12 Sep 2022  ·  Anan Kabaha, Dana Drachsler-Cohen ·

Deep neural networks have been shown to be vulnerable to adversarial attacks that perturb inputs based on semantic features. Existing robustness analyzers can reason about semantic feature neighborhoods to increase the networks' reliability. However, despite the significant progress in these techniques, they still struggle to scale to deep networks and large neighborhoods. In this work, we introduce VeeP, an active learning approach that splits the verification process into a series of smaller verification steps, each is submitted to an existing robustness analyzer. The key idea is to build on prior steps to predict the next optimal step.
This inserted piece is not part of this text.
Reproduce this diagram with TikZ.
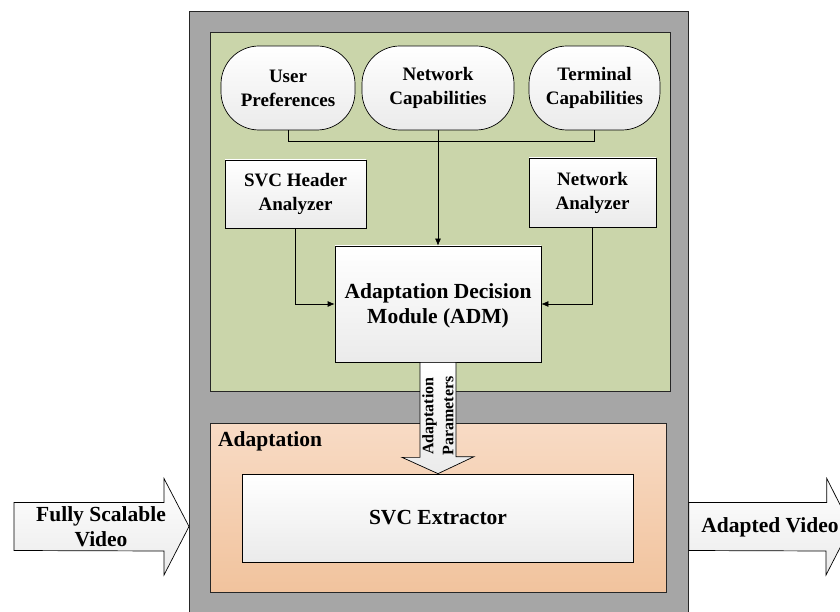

The optimal step is predicted by estimating the certification velocity and sensitivity via parametric regression. We evaluate VeeP on MNIST, Fashion-MNIST, CIFAR-10 and ImageNet and show that it can analyze neighborhoods of various features: brightness, contrast, hue, saturation, and lightness. We show that, on average, given a 90 minute timeout, VeeP verifies 96% of the maximally certifiable neighborhoods within 29 minutes, while existing splitting approaches verify, on average, 73% of the maximally certifiable neighborhoods within 58 minutes.